A técnica budista para contrapor essa propensão, além de cultivar a equanimidade, consiste em pensar deliberadamente sobre coisas que em geral não pensamos, ou sobre coisas em que, na maioria das vezes, não desejamos pensar. Ao treinarmos ter pensamentos mais saudáveis, permitimos que as emoções e os sentimentos apropriados se desenvolvam. Por exemplo, um pensamento simples como “meu parceiro é uma pessoa agradável” evoca um sentimento caloroso em relação a ele. Pensamentos dessa natureza têm um efeito cumulativo que nos afasta do hábito de pensar de forma negativa.

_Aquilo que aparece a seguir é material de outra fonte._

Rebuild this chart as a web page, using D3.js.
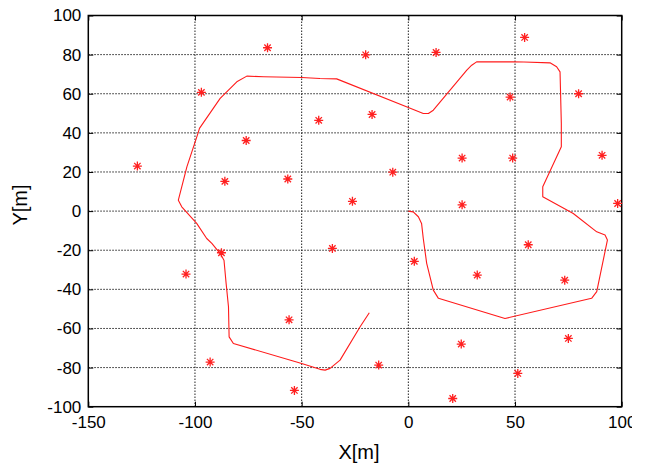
<!DOCTYPE html>
<html>
<head>
<meta charset="utf-8">
<script src="https://cdn.jsdelivr.net/npm/d3@7"></script>
<style>
  body { margin: 0; background: #fff; }
  svg { display: block; }
  .tick text { font-family: "Liberation Sans", Arial, sans-serif; font-size: 17px; fill: #000; }
  .axis-title { font-family: "Liberation Sans", Arial, sans-serif; font-size: 20px; fill: #000; }
</style>
</head>
<body>
<div id="chart"></div>
<script>
// tick labels
var xTicks = [-150, -100, -50, 0, 50, 100];
var yTicks = [-100, -80, -60, -40, -20, 0, 20, 40, 60, 80, 100];

// star markers
var pointX = [-127, -97, -66, -76, -86, -56.5, -42, -20, 13, 54.5, -17, 47.7, 79.8,
  25.2, 48.9, 90.8, -7.3, -26.2, 25.2, 98.1, -87.6, -104.2, -55.9, -92.9, -53.4,
  -35.6, 2.8, 32.3, 56.2, 73.3, 24.8, 75, -13.9, 51.3, 20.8];
var pointY = [23, 60.7, 83.5, 36.1, 15.2, 16.4, 46.4, 79.9, 81.1, 88.8, 49.4, 58.3, 60,
  27.1, 27.1, 28.5, 19.9, 5, 3.2, 3.9, -21.3, -32.2, -55.6, -77.2, -91.7,
  -19.1, -25.7, -32.7, -17.2, -35.3, -68, -65.1, -78.7, -83, -95.8];

// trajectory
var pathX = [0, 2.3, 4.7, 6.2, 7.0, 8.6, 11.7, 14.1, 45.3, 85.9, 88.3, 93.3, 92.2, 88.3,
  77.3, 63, 63, 71.7, 71.7, 71.1, 69.5, 66.4, 54.2, 48.9, 32.0, 29.7, 27.4, 11.7, 9.4,
  7.0, 0, -33.6, -41.4, -50, -67.9, -75.7, -80.4, -88.2, -97.9, -98.6, -103.8, -107.8,
  -106.2, -99.2, -94.5, -92.1, -88, -86.4, -85.4, -84.3, -84.0, -82.0, -50, -41.4, -39,
  -36.7, -32.0, -22.6, -18.3];
var pathY = [0, -0.4, -2.9, -6.3, -14, -26.7, -40.4, -44.6, -54.9, -44.6, -41.2, -14.8, -12.2, -10.6,
  -1.2, 7.3, 12.4, 32.9, 44.9, 71.2, 73.8, 75.8, 76.2, 76.3, 76.3, 74.6, 72.1, 51.6, 49.9,
  49.9, 53, 67.6, 67.8, 68.3, 68.7, 69.0, 66.1, 57.6, 42.3, 39.7, 22.6, 5.6,
  2.2, -6.3, -14.0, -16.5, -22, -25.1, -37.0, -48.9, -64.3, -67.7, -77.9, -80.9, -81.3,
  -80.4, -76.2, -59.1, -52.0];

var svgWidth = 632;
var svgHeight = 467;
var margin = { top: 15.5, right: 10.3, bottom: 60.3, left: 88.3 };
var width = svgWidth - margin.left - margin.right;
var height = svgHeight - margin.top - margin.bottom;

var svg = d3.select("#chart").append("svg")
  .attr("width", svgWidth)
  .attr("height", svgHeight);

var chartGroup = svg.append("g")
  .attr("transform", `translate(${margin.left}, ${margin.top})`);

var xScale = d3.scaleLinear().domain([-150, 100]).range([0, width]);
var yScale = d3.scaleLinear().domain([-100, 100]).range([height, 0]);

// dotted grid
chartGroup.append("g")
  .selectAll("line")
  .data(xTicks.slice(1, -1))
  .enter()
  .append("line")
  .attr("x1", d => xScale(d)).attr("x2", d => xScale(d))
  .attr("y1", 0).attr("y2", height)
  .attr("stroke", "#222")
  .attr("stroke-dasharray", "1.5,1.5");

chartGroup.append("g")
  .selectAll("line")
  .data(yTicks.slice(1, -1))
  .enter()
  .append("line")
  .attr("x1", 0).attr("x2", width)
  .attr("y1", d => yScale(d)).attr("y2", d => yScale(d))
  .attr("stroke", "#222")
  .attr("stroke-dasharray", "1.5,1.5");

// axes with inward ticks
var fmt = d => String(d);

var bottomAxis = d3.axisBottom(xScale).tickValues(xTicks).tickFormat(fmt).tickSizeInner(-5).tickSizeOuter(0).tickPadding(9);
var leftAxis = d3.axisLeft(yScale).tickValues(yTicks).tickFormat(fmt).tickSizeInner(-5).tickSizeOuter(0).tickPadding(7);
var topAxis = d3.axisTop(xScale).tickValues(xTicks).tickFormat("").tickSizeInner(-5).tickSizeOuter(0);
var rightAxis = d3.axisRight(yScale).tickValues(yTicks).tickFormat("").tickSizeInner(-5).tickSizeOuter(0);

chartGroup.append("g").attr("transform", `translate(0, ${height})`).call(bottomAxis);
chartGroup.append("g").call(leftAxis);
chartGroup.append("g").call(topAxis);
chartGroup.append("g").attr("transform", `translate(${width}, 0)`).call(rightAxis);

chartGroup.selectAll(".domain").remove();
chartGroup.selectAll(".tick line").attr("stroke", "#000");
chartGroup.selectAll(".tick text").attr("font-family", null).attr("font-size", null);

// frame
chartGroup.append("rect")
  .attr("width", width)
  .attr("height", height)
  .attr("fill", "none")
  .attr("stroke", "#000")
  .attr("stroke-width", 1.5);

// trajectory line
var pathData = pathX.map((x, i) => [x, pathY[i]]);
var line = d3.line()
  .x(d => xScale(d[0]))
  .y(d => yScale(d[1]));

chartGroup.append("path")
  .datum(pathData)
  .attr("d", line)
  .attr("fill", "none")
  .attr("stroke", "#ff1a1a")
  .attr("stroke-width", 1.1)
  .attr("stroke-linejoin", "round");

// asterisk markers
var star = "M0,-4.5V4.5M-4.5,0H4.5M-3.2,-3.2L3.2,3.2M-3.2,3.2L3.2,-3.2";
chartGroup.selectAll(".star")
  .data(pointX)
  .enter()
  .append("path")
  .attr("class", "star")
  .attr("transform", (d, i) => `translate(${xScale(d)}, ${yScale(pointY[i])})`)
  .attr("d", star)
  .attr("fill", "none")
  .attr("stroke", "#ff2020")
  .attr("stroke-width", 1.3);

// axis titles
svg.append("text")
  .attr("class", "axis-title")
  .attr("x", 359)
  .attr("y", 459)
  .attr("text-anchor", "middle")
  .text("X[m]");

svg.append("text")
  .attr("class", "axis-title")
  .attr("transform", "translate(27, 205) rotate(-90)")
  .attr("text-anchor", "middle")
  .text("Y[m]");
</script>
</body>
</html>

Além disso, ao expressarmos nosso amor uns pelos outros, nos sentiremos menos obrigados a seguir uma espécie de roteiro definido. Nós não precisamos dizer: “Eu te amo como te amava desde o princípio!”. Não há nenhum roteiro. Nós realmente nos tornamos mais espontâneos, tentando coisas diferentes. Essa é a verdadeira marca da positividade. De um modo geral, sempre que pensamos em algo bom ou positivo, não se forma um hábito da mesma forma que ocorre com o pensamento negativo, que é extremamente formador de hábitos. O pensamento negativo é muito estreito, estruturado, asfixiante e restritivo. As emoções e os sentimentos positivos são expansivos e nos levam para além de nós mesmos, enquanto que os sentimentos negativos penetram em nós. Mesmo quando nos expressamos de uma forma violenta, que é uma expressão aparentemente externa, o sentimento está bloqueado dentro de nós; mas quando nos sentimos felizes, não precisamos expressá-lo, já está exposto.